We hardly expected to add significantly to our total while driving back to Columbus in the dark, but we did manage a couple more birds after all. First, we stopped by a known nesting location of a Red-shouldered Hawk. That should have been the end of the story, but – incredibly – the parking lot where we left our cars yielded one final species. As we transferred equipment among our vehicles, we heard the easily identified hoot of a Great Horned Owl close by, answered by a second owl somewhere across the road. Stunned that we would be hearing owls conversing in this most unwelcoming habitat of asphalt and concrete, we waited and, within a few moments, saw the first owl fly from the top of a light post less than 100 yards away. We quickly located the second owl by ear on the top of another light post, but the glare of the bright parking lot light made it impossible to see this bird. So we left this duo to their own birdy ways and headed back to our respective homes, thoughts of good birds dancing in our heads.

Notes on Logistics

Some of you may wonder about how we met the human needs of the day. Sleeping – and staying awake? Eating?

Our comparatively late start time of 2:30 am (yes, that is late compared to some previous years!) allowed us to catch some sleep before launching our big day. Obviously we were pretty tired by the end of our Birdathon, but not as completely wrecked as in some previous years.

Staying awake during the day isn’t difficult once the birding begins, not to mention that the coffee was flowing freely for some of us. The harder part is late in the evening during the final drive home, but we knew that we had done well this day and the enthusiasm still was running high, making it easier to stay alert.

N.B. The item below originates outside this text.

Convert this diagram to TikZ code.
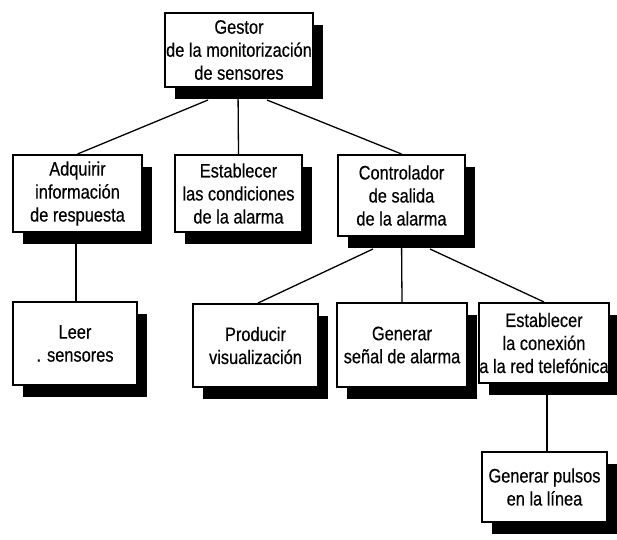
\documentclass[tikz,border=0pt]{standalone}
\usepackage{fontspec}
\setmainfont{Liberation Sans}[FakeStretch=0.84, FakeBold=0.4]
\usetikzlibrary{shadows}
\begin{document}
\begin{tikzpicture}[x=1pt,y=-1pt,
  box/.style={draw=black, line width=2pt, fill=white, align=center,
    inner sep=0pt, font=\fontsize{19.5}{23}\selectfont,
    general shadow={fill=black, shadow xshift=10pt, shadow yshift=-12pt}},
  link/.style={line width=1.3pt, black}]
\useasboundingbox (0,0) rectangle (617,539);

% top level
\node[box, minimum width=148pt, minimum height=74pt] (gestor) at (239,50)
  {Gestor\\de la monitorización\\de sensores};

% second level
\node[box, minimum width=129pt, minimum height=77pt] (adq) at (77.5,193.5)
  {Adquirir\\información\\de respuesta};
\node[box, minimum width=127pt, minimum height=77pt] (estab) at (238.5,193.5)
  {Establecer\\las condiciones\\de la alarma};
\node[box, minimum width=127pt, minimum height=81pt] (ctrl) at (401.5,195.5)
  {Controlador\\de salida\\de la alarma};

% third level
\node[box, minimum width=124pt, minimum height=83pt] (leer) at (75,343.5)
  {Leer\\. sensores};
\node[box, minimum width=125pt, minimum height=83pt] (prod) at (255.5,345.5)
  {Producir\\visualización};
\node[box, minimum width=130pt, minimum height=84pt] (senal) at (402,345)
  {Generar\\señal de alarma};
\node[box, minimum width=128pt, minimum height=80pt] (conex) at (544,343)
  {Establecer\\la conexión\\a la red telefónica};

% fourth level
\node[box, minimum width=125pt, minimum height=70pt] (pulsos) at (544.5,487)
  {Generar pulsos\\en la línea};

% connectors
\draw[link] ([xshift=-31pt,yshift=-12pt]gestor.south) -- (adq.north);
\draw[link] ([xshift=-1pt]gestor.south) -- (estab.north);
\draw[link] ([xshift=28pt,yshift=-12pt]gestor.south) -- (ctrl.north);
\draw[link] ([xshift=-1.5pt]adq.south) -- ([xshift=1pt]leer.north);
\draw[link] ([xshift=-28.5pt,yshift=-12pt]ctrl.south) -- ([xshift=2.5pt]prod.north);
\draw[link] (ctrl.south) -- (senal.north);
\draw[link] ([xshift=28.5pt,yshift=-12pt]ctrl.south) -- (conex.north);
\draw[link] ([xshift=3pt]conex.south) -- ([xshift=2.5pt]pulsos.north);
\end{tikzpicture}
\end{document}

Eating was mostly a catch-as-catch-can affair. We all had packed lunches and snack food and ate on the go as we drove from location to location.

As to our field time and distance, our reported time of 20.5 hours is pretty much all birding and driving aside from a few short bathroom breaks and refueling stops. Our driving distance of about 350 miles was considerably less than some of our previous efforts.

Finally, a note about our route. We’ve experimented with different routes in the past but often have included both far northwestern Ohio (Oak Openings and east to Magee Marsh) and southeastern Ohio (Clear Creek Metro Park and surrounding areas). Including both the northern and southern parts of the state does provide a shot at the greatest possible number of species. In southeastern Ohio, it’s relatively easy to get a few of the more southern warblers, such as Worm-eating, Cerulean, Kentucky, and Hooded, along with Louisiana Waterthrush; we also have better shots at a few flycatchers and some resident species, such as Pileated Woodpecker. However, this increased variety comes at the cost of spending less time in the bird-rich northwest part of the state and dedicating extra hours to driving that should be spent birding. This year was our second in which we have foregone the southern leg of the trip and, so far, it has worked out quite well. We tentatively plan to follow a very similar route next year – yes, there will be a next year and we already are planning for it!

Special Thanks

We are deeply indebted to everyone who supports our Birdathon and we thank each and every one of you for doing so. Our Birdathon day is always fun, but the larger purpose is to raise funds for the work of Columbus Audubon. We are proud and happy to do so, and we certainly could not do it without our loyal supporters. We also want to thank our long-suffering spouses who not only allow and even encourage our manic adventures, but even help by making muffins, cookies, and coffee – lots of coffee.